Ex-KPMG Partner Gets 5 Years

NEW YORK (CN) - A former partner at KPMG was sentenced Wednesday to nearly 5 years in prison for his role in a scheme to defraud the IRS and conceal millions of dollars of income that he got from tax shelter transactions.

Robert Pfaff pleaded guilty last September to concealing millions of fee income that he received from tax shelter transactions from the IRS and taxing authorities in Saipan, and for conspiring to defraud the United Micronesia Development Association in Saipan by sharing tax shelter fee income with officers of that company.

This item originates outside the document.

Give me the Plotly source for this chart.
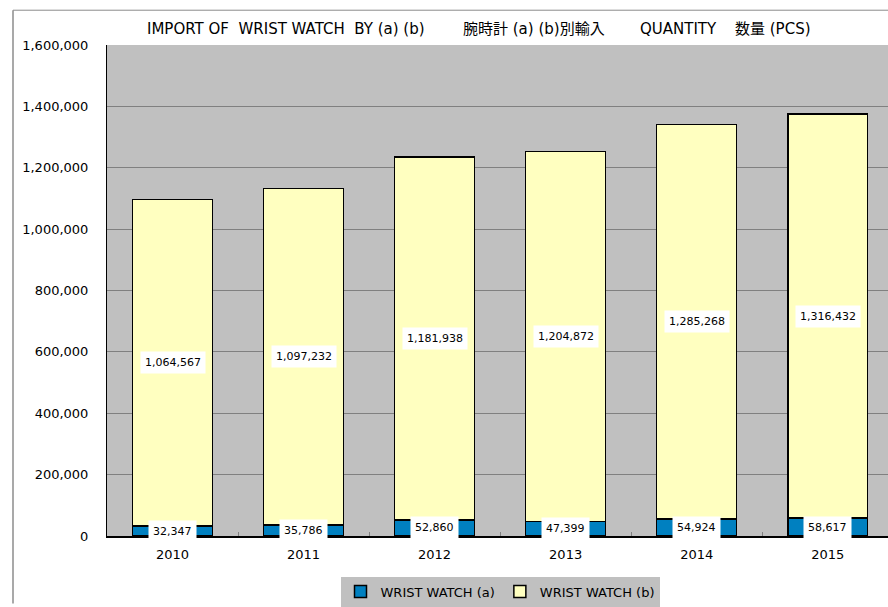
import plotly.graph_objects as go

years = ["2010", "2011", "2012", "2013", "2014", "2015"]
watch_a = [32347, 35786, 52860, 47399, 54924, 58617]
watch_b = [1064567, 1097232, 1181938, 1204872, 1285268, 1316432]
y_ticks = [0, 200000, 400000, 600000, 800000, 1000000, 1200000, 1400000, 1600000]
title_parts = [
    "IMPORT OF\u00a0\u00a0WRIST WATCH\u00a0\u00a0BY (a) (b)",
    "腕時計 (a) (b)別輸入",
    "QUANTITY",
    "数量 (PCS)",
]
title_center_px = [286, 534, 678, 773]

FONT = "DejaVu Sans, Noto Sans CJK JP, sans-serif"
W, H = 888, 607
L, R, T, B = 107, 0, 45, 68
pw, ph = W - L - R, H - T - B


def px_x(p):
    return (p - L) / pw


def px_y(p):
    return (H - B - p) / ph


fig = go.Figure()
fig.add_trace(go.Bar(
    x=years, y=watch_a, name="WRIST WATCH (a)",
    marker=dict(color="#0080C0", line=dict(color="#000000", width=1.5)),
    width=0.61,
))
fig.add_trace(go.Bar(
    x=years, y=watch_b, name="WRIST WATCH (b)",
    marker=dict(color="#FFFFC0", line=dict(color="#000000", width=1.5)),
    width=0.61,
))

annotations = []
for i, (a, b) in enumerate(zip(watch_a, watch_b)):
    annotations.append(dict(x=i, y=a / 2, text=f"{a:,}", showarrow=False,
                            bgcolor="#FFFFFF", borderpad=4,
                            font=dict(size=11, color="#000000")))
    annotations.append(dict(x=i, y=a + b / 2, text=f"{b:,}", showarrow=False,
                            bgcolor="#FFFFFF", borderpad=4,
                            font=dict(size=11, color="#000000")))

for part, cx in zip(title_parts, title_center_px):
    annotations.append(dict(xref="paper", yref="paper", x=px_x(cx), y=px_y(29),
                            text=part, showarrow=False, xanchor="center", yanchor="middle",
                            font=dict(size=15, color="#000000")))

# outer chart frame; only its top and left edges fall inside the window
shapes = [
    dict(type="line", xref="paper", yref="paper",
         x0=px_x(13), x1=1.0, y0=px_y(10), y1=px_y(10),
         line=dict(color="#8c8c8c", width=1)),
    dict(type="line", xref="paper", yref="paper",
         x0=px_x(13), x1=px_x(13), y0=px_y(10), y1=px_y(607),
         line=dict(color="#8c8c8c", width=1.5)),
]

fig.update_layout(
    width=W, height=H,
    margin=dict(l=L, r=R, t=T, b=B),
    barmode="stack",
    paper_bgcolor="#FFFFFF",
    plot_bgcolor="#C0C0C0",
    font=dict(family=FONT, size=13, color="#000000"),
    annotations=annotations,
    shapes=shapes,
    xaxis=dict(
        type="category", range=[-0.5, 5.46],
        showline=True, linecolor="#000000", linewidth=1.5,
        ticks="inside", tickson="boundaries", ticklen=4, tickcolor="#808080",
        showgrid=False, tickfont=dict(size=13), ticklabelstandoff=6,
    ),
    yaxis=dict(
        range=[0, 1600000], tickvals=y_ticks, tickformat=",d",
        showline=True, linecolor="#000000", linewidth=1, mirror=True,
        gridcolor="#808080", gridwidth=1, zeroline=False,
        ticks="", ticklabelstandoff=15, tickfont=dict(size=13),
    ),
    legend=dict(
        orientation="h", x=px_x(500), y=px_y(595), xanchor="center", yanchor="middle",
        bgcolor="#C0C0C0", font=dict(size=13), traceorder="normal",
        itemwidth=30, tracegroupgap=0,
    ),
    showlegend=True,
)

fig.write_html("out.html", config={"displayModeBar": False},
               post_script="document.body.style.margin = '0';")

Those officers then failed to disclose secret payments to the Saipan company's board of directors, federal prosecutors said.

Between 1993 and 2002, prosecutors say Pfaff and co-conspirators in the Philippines and Norway participated in certain tax shelter transactions involving United Micronesia as a corporate taxpayer, generating millions of free income.

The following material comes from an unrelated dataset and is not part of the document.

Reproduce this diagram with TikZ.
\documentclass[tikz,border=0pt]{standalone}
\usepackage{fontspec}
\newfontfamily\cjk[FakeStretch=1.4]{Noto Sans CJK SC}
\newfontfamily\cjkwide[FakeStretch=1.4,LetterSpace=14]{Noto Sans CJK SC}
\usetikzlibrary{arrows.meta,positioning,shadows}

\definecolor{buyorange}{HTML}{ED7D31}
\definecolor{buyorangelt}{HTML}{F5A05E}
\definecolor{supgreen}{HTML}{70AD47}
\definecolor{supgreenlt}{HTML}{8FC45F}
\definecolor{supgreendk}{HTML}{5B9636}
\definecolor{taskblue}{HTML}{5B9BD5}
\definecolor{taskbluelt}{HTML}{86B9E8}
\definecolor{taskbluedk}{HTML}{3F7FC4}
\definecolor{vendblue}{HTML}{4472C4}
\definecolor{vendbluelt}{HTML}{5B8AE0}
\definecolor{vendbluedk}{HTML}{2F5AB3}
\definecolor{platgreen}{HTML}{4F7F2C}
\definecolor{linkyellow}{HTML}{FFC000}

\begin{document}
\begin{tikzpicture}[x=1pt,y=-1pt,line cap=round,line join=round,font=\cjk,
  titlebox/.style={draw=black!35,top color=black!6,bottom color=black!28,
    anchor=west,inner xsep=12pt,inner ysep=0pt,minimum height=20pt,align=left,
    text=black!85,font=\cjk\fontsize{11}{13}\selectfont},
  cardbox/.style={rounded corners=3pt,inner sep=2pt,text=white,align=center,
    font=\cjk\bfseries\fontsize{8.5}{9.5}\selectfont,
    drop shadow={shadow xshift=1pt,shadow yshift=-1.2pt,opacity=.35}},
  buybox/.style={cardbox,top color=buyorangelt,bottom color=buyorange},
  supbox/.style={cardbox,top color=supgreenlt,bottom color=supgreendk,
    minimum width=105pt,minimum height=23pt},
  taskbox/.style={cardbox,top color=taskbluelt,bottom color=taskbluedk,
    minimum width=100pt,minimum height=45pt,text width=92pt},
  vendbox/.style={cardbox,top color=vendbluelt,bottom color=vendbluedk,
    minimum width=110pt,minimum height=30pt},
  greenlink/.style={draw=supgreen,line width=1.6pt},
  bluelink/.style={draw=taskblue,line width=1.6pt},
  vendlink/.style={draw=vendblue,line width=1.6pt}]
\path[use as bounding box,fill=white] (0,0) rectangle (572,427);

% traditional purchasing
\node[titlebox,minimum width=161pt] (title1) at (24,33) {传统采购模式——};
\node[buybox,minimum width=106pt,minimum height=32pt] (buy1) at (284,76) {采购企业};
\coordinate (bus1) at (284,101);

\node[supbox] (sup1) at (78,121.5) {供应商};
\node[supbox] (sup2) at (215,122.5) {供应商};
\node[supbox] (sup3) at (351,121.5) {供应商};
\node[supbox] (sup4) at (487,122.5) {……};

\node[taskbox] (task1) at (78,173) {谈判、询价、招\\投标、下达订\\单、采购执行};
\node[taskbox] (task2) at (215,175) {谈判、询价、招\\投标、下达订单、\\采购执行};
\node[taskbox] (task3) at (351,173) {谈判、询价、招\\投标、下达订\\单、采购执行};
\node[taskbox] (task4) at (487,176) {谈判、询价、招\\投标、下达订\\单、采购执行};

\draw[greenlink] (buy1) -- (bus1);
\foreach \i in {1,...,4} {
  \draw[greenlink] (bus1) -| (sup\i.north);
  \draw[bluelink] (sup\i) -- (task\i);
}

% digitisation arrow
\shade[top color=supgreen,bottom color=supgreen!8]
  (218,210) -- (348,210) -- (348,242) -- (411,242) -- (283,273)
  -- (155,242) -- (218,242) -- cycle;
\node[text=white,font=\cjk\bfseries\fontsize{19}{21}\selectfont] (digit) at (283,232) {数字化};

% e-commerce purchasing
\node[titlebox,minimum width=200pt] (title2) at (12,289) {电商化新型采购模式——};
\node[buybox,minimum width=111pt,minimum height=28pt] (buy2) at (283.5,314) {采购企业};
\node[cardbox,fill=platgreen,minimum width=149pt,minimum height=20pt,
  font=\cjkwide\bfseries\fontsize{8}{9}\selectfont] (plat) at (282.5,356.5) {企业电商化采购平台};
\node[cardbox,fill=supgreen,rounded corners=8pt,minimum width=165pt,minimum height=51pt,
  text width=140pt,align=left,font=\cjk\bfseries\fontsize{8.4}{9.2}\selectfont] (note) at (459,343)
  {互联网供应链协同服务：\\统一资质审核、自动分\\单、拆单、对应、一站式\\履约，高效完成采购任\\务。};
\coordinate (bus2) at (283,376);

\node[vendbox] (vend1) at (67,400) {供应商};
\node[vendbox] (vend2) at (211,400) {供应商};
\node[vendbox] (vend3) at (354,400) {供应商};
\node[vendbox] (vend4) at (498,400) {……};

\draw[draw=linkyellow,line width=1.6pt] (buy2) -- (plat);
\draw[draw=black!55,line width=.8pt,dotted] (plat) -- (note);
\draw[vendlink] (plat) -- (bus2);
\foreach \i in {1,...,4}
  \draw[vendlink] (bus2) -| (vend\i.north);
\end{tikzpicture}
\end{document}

That money was then divided between Pfaff and other "designers, marketers and implementers of the tax shelter transactions," authorities said.

.Pfaff got more than $3.7 million in fee income between 1993 and 2000 for those transactions, officials said.

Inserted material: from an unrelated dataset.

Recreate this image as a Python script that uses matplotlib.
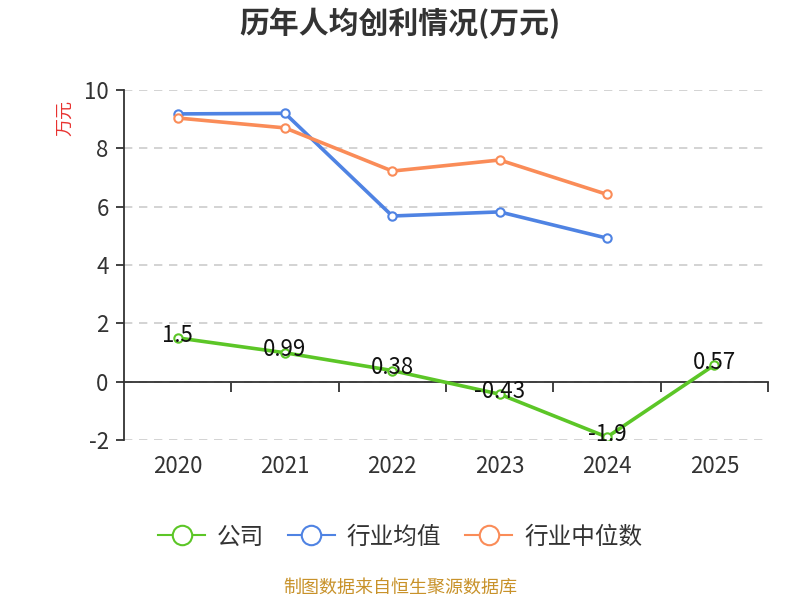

Pfaff and his co-conspirators then tried to hide receipt of tax shelter fee income from the IRS and Saipan's taxing authorities by sending millions of dollars to bank accounts in Manila, Philippines, authorities said.

Pfaff and others then paid Philippines co-conspirators to disburse the money from the Philippines bank accounts in accordance with their instructions, authorities said.

Authorities also say Pfaff and others created false documents to make it look like the fee income Pfaff got from the Philippines was part of a series of loans rather than Pfff's income.

Three co-conspirators, Chandler Moisen, Michael Grandinetti and Domenick Degiorgio, already have pleaded guilty for their role in the scheme. They await sentencing.

Pfaff, 59, is currently serving an 8-year sentence after being convicted on other charges.

Wednesday's sentence of 4 years and 9 months will run concurrently with the previous sentence.

Pfaff also was ordered to pay a little more than $1 million in restitution to the IRS, officials said.